◆ Objective ◆
Can you print the data exactly and leave out each image?

◆ Data segment ◆
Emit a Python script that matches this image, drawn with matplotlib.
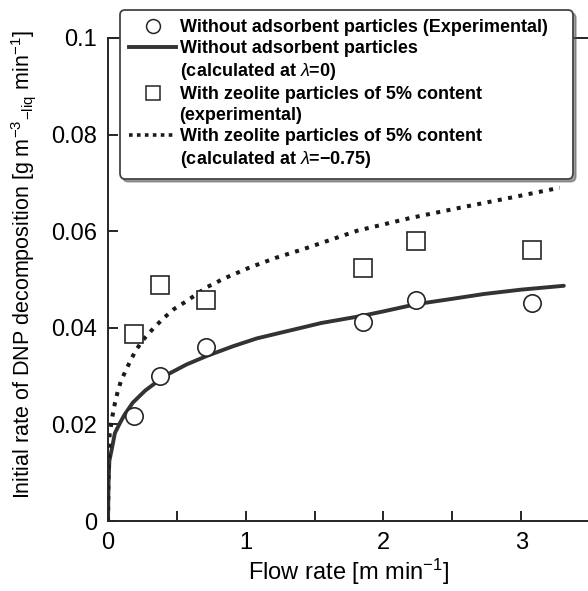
import numpy as np
import matplotlib
matplotlib.use('Agg')
import matplotlib.pyplot as plt
from matplotlib.lines import Line2D
from matplotlib.ticker import MultipleLocator

plt.rcParams['font.family'] = ['Liberation Sans', 'DejaVu Sans']
plt.rcParams['mathtext.fontset'] = 'custom'
plt.rcParams['mathtext.rm'] = 'Liberation Sans'
plt.rcParams['mathtext.it'] = 'Liberation Sans:italic'
plt.rcParams['mathtext.bf'] = 'Liberation Sans:bold'

# experimental points
flow_exp = [0.19, 0.38, 0.71, 1.85, 2.24, 3.08]
rate_no_ads = [0.0218, 0.0301, 0.0361, 0.0412, 0.0458, 0.0451]
rate_zeolite = [0.0388, 0.0489, 0.0458, 0.0523, 0.0580, 0.0561]

# calculated curves
flow_calc0 = [0.0, 0.004, 0.01, 0.027, 0.05, 0.087, 0.12, 0.18, 0.27, 0.378, 0.45,
              0.57, 0.72, 0.91, 1.08, 1.3, 1.55, 1.85, 2.0, 2.24, 2.5, 2.73, 3.0, 3.31]
rate_calc0 = [0.0, 0.008, 0.0125, 0.0148, 0.0182, 0.0203, 0.0220, 0.0245, 0.0270, 0.0293,
              0.0306, 0.0324, 0.0342, 0.0362, 0.0378, 0.0393, 0.0410, 0.0425, 0.0434,
              0.0449, 0.0460, 0.0470, 0.0479, 0.0487]
flow_calc75 = [0.0, 0.004, 0.012, 0.034, 0.051, 0.068, 0.092, 0.126, 0.165, 0.203, 0.264,
               0.33, 0.40, 0.48, 0.564, 0.717, 0.85, 1.03, 1.22, 1.42, 1.81, 2.19, 2.58,
               2.97, 3.28]
rate_calc75 = [0.0, 0.011, 0.018, 0.022, 0.0245, 0.0265, 0.0288, 0.031, 0.0333, 0.0354,
               0.0378, 0.0399, 0.0419, 0.0439, 0.0454, 0.0484, 0.0503, 0.0525, 0.0545,
               0.0563, 0.0601, 0.0627, 0.0650, 0.0672, 0.0690]

fig = plt.figure(figsize=(5.88, 5.91), dpi=100)
ax = fig.add_axes([108 / 588, 70 / 591, 482 / 588, 483 / 591])

ink = '#262626'
ax.plot(flow_calc0, rate_calc0, color='#333333', lw=2.8, solid_capstyle='round',
        solid_joinstyle='round')
ax.plot(flow_calc75, rate_calc75, color='#1a1a1a', lw=2.9,
        linestyle=(0, (1, 1.6)), dash_capstyle='butt')
ax.plot(flow_exp, rate_no_ads, 'o', ms=12.5, mfc='white', mec=ink, mew=1.2)
ax.plot(flow_exp, rate_zeolite, 's', ms=12.5, mfc='white', mec=ink, mew=1.2)

ax.set_xlim(0, 3.5)
ax.set_ylim(0, 0.1)
ax.set_xticks([0, 1, 2, 3])
ax.set_xticklabels(['0', '1', '2', '3'])
ax.xaxis.set_minor_locator(MultipleLocator(0.5))
ax.set_yticks([0, 0.02, 0.04, 0.06, 0.08, 0.1])
ax.set_yticklabels(['0', '0.02', '0.04', '0.06', '0.08', '0.1'])
ax.tick_params(which='both', direction='in', length=7, width=1.4, color=ink,
               labelsize=17, pad=8, top=False, right=False)
for s in ['left', 'bottom', 'top']:
    ax.spines[s].set_linewidth(1.4)
    ax.spines[s].set_color(ink)
ax.spines['right'].set_visible(False)

ax.set_xlabel(r'Flow rate [m min$^{\mathregular{-1}}$]', fontsize=17, labelpad=2)
ax.set_ylabel(r'Initial rate of DNP decomposition [g m$^{\mathregular{-3}}$$_{\mathregular{-liq}}$ min$^{\mathregular{-1}}$]',
              fontsize=15.5)
ax.yaxis.set_label_coords(-0.145, 0.53)

blank = Line2D([], [], linestyle='none')
handles = [
    Line2D([], [], marker='o', linestyle='none', ms=10, mfc='white', mec=ink, mew=1.1),
    Line2D([], [], color='#333333', lw=2.8),
    blank,
    Line2D([], [], marker='s', linestyle='none', ms=10, mfc='white', mec=ink, mew=1.1),
    blank,
    Line2D([], [], color='#1a1a1a', lw=2.6, linestyle=(0, (1, 1.2))),
    blank,
]
labels = [
    'Without adsorbent particles (Experimental)',
    'Without adsorbent particles',
    '(calculated at $\\mathit{\\lambda}$=0)',
    'With zeolite particles of 5% content',
    '(experimental)',
    'With zeolite particles of 5% content',
    '(calculated at $\\mathit{\\lambda}$=\u22120.75)',
]
leg = ax.legend(handles, labels, loc='upper left',
                bbox_to_anchor=(120 / 588, 0, 453 / 588, 1 - 10 / 591), mode='expand',
                bbox_transform=fig.transFigure, prop={'weight': 'bold', 'size': 13},
                handlelength=2.6, handletextpad=0.2, labelspacing=0.22,
                borderpad=0.5, frameon=True, fancybox=True, shadow=True,
                borderaxespad=0)
frame = leg.get_frame()
frame.set_edgecolor('#444444')
frame.set_linewidth(1.3)
frame.set_boxstyle('round', pad=0, rounding_size=0.3)
frame.set_alpha(1)

fig.savefig('out.png', dpi=100)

◆ Response below ◆
Emit a Python script that matches this image, drawn with matplotlib.
import numpy as np
import matplotlib
matplotlib.use('Agg')
import matplotlib.pyplot as plt
from matplotlib.lines import Line2D
from matplotlib.ticker import MultipleLocator

plt.rcParams['font.family'] = ['Liberation Sans', 'DejaVu Sans']
plt.rcParams['mathtext.fontset'] = 'custom'
plt.rcParams['mathtext.rm'] = 'Liberation Sans'
plt.rcParams['mathtext.it'] = 'Liberation Sans:italic'
plt.rcParams['mathtext.bf'] = 'Liberation Sans:bold'

# experimental points
flow_exp = [0.19, 0.38, 0.71, 1.85, 2.24, 3.08]
rate_no_ads = [0.0218, 0.0301, 0.0361, 0.0412, 0.0458, 0.0451]
rate_zeolite = [0.0388, 0.0489, 0.0458, 0.0523, 0.0580, 0.0561]

# calculated curves
flow_calc0 = [0.0, 0.004, 0.01, 0.027, 0.05, 0.087, 0.12, 0.18, 0.27, 0.378, 0.45,
              0.57, 0.72, 0.91, 1.08, 1.3, 1.55, 1.85, 2.0, 2.24, 2.5, 2.73, 3.0, 3.31]
rate_calc0 = [0.0, 0.008, 0.0125, 0.0148, 0.0182, 0.0203, 0.0220, 0.0245, 0.0270, 0.0293,
              0.0306, 0.0324, 0.0342, 0.0362, 0.0378, 0.0393, 0.0410, 0.0425, 0.0434,
              0.0449, 0.0460, 0.0470, 0.0479, 0.0487]
flow_calc75 = [0.0, 0.004, 0.012, 0.034, 0.051, 0.068, 0.092, 0.126, 0.165, 0.203, 0.264,
               0.33, 0.40, 0.48, 0.564, 0.717, 0.85, 1.03, 1.22, 1.42, 1.81, 2.19, 2.58,
               2.97, 3.28]
rate_calc75 = [0.0, 0.011, 0.018, 0.022, 0.0245, 0.0265, 0.0288, 0.031, 0.0333, 0.0354,
               0.0378, 0.0399, 0.0419, 0.0439, 0.0454, 0.0484, 0.0503, 0.0525, 0.0545,
               0.0563, 0.0601, 0.0627, 0.0650, 0.0672, 0.0690]

fig = plt.figure(figsize=(5.88, 5.91), dpi=100)
ax = fig.add_axes([108 / 588, 70 / 591, 482 / 588, 483 / 591])

ink = '#262626'
ax.plot(flow_calc0, rate_calc0, color='#333333', lw=2.8, solid_capstyle='round',
        solid_joinstyle='round')
ax.plot(flow_calc75, rate_calc75, color='#1a1a1a', lw=2.9,
        linestyle=(0, (1, 1.6)), dash_capstyle='butt')
ax.plot(flow_exp, rate_no_ads, 'o', ms=12.5, mfc='white', mec=ink, mew=1.2)
ax.plot(flow_exp, rate_zeolite, 's', ms=12.5, mfc='white', mec=ink, mew=1.2)

ax.set_xlim(0, 3.5)
ax.set_ylim(0, 0.1)
ax.set_xticks([0, 1, 2, 3])
ax.set_xticklabels(['0', '1', '2', '3'])
ax.xaxis.set_minor_locator(MultipleLocator(0.5))
ax.set_yticks([0, 0.02, 0.04, 0.06, 0.08, 0.1])
ax.set_yticklabels(['0', '0.02', '0.04', '0.06', '0.08', '0.1'])
ax.tick_params(which='both', direction='in', length=7, width=1.4, color=ink,
               labelsize=17, pad=8, top=False, right=False)
for s in ['left', 'bottom', 'top']:
    ax.spines[s].set_linewidth(1.4)
    ax.spines[s].set_color(ink)
ax.spines['right'].set_visible(False)

ax.set_xlabel(r'Flow rate [m min$^{\mathregular{-1}}$]', fontsize=17, labelpad=2)
ax.set_ylabel(r'Initial rate of DNP decomposition [g m$^{\mathregular{-3}}$$_{\mathregular{-liq}}$ min$^{\mathregular{-1}}$]',
              fontsize=15.5)
ax.yaxis.set_label_coords(-0.145, 0.53)

blank = Line2D([], [], linestyle='none')
handles = [
    Line2D([], [], marker='o', linestyle='none', ms=10, mfc='white', mec=ink, mew=1.1),
    Line2D([], [], color='#333333', lw=2.8),
    blank,
    Line2D([], [], marker='s', linestyle='none', ms=10, mfc='white', mec=ink, mew=1.1),
    blank,
    Line2D([], [], color='#1a1a1a', lw=2.6, linestyle=(0, (1, 1.2))),
    blank,
]
labels = [
    'Without adsorbent particles (Experimental)',
    'Without adsorbent particles',
    '(calculated at $\\mathit{\\lambda}$=0)',
    'With zeolite particles of 5% content',
    '(experimental)',
    'With zeolite particles of 5% content',
    '(calculated at $\\mathit{\\lambda}$=\u22120.75)',
]
leg = ax.legend(handles, labels, loc='upper left',
                bbox_to_anchor=(120 / 588, 0, 453 / 588, 1 - 10 / 591), mode='expand',
                bbox_transform=fig.transFigure, prop={'weight': 'bold', 'size': 13},
                handlelength=2.6, handletextpad=0.2, labelspacing=0.22,
                borderpad=0.5, frameon=True, fancybox=True, shadow=True,
                borderaxespad=0)
frame = leg.get_frame()
frame.set_edgecolor('#444444')
frame.set_linewidth(1.3)
frame.set_boxstyle('round', pad=0, rounding_size=0.3)
frame.set_alpha(1)

fig.savefig('out.png', dpi=100)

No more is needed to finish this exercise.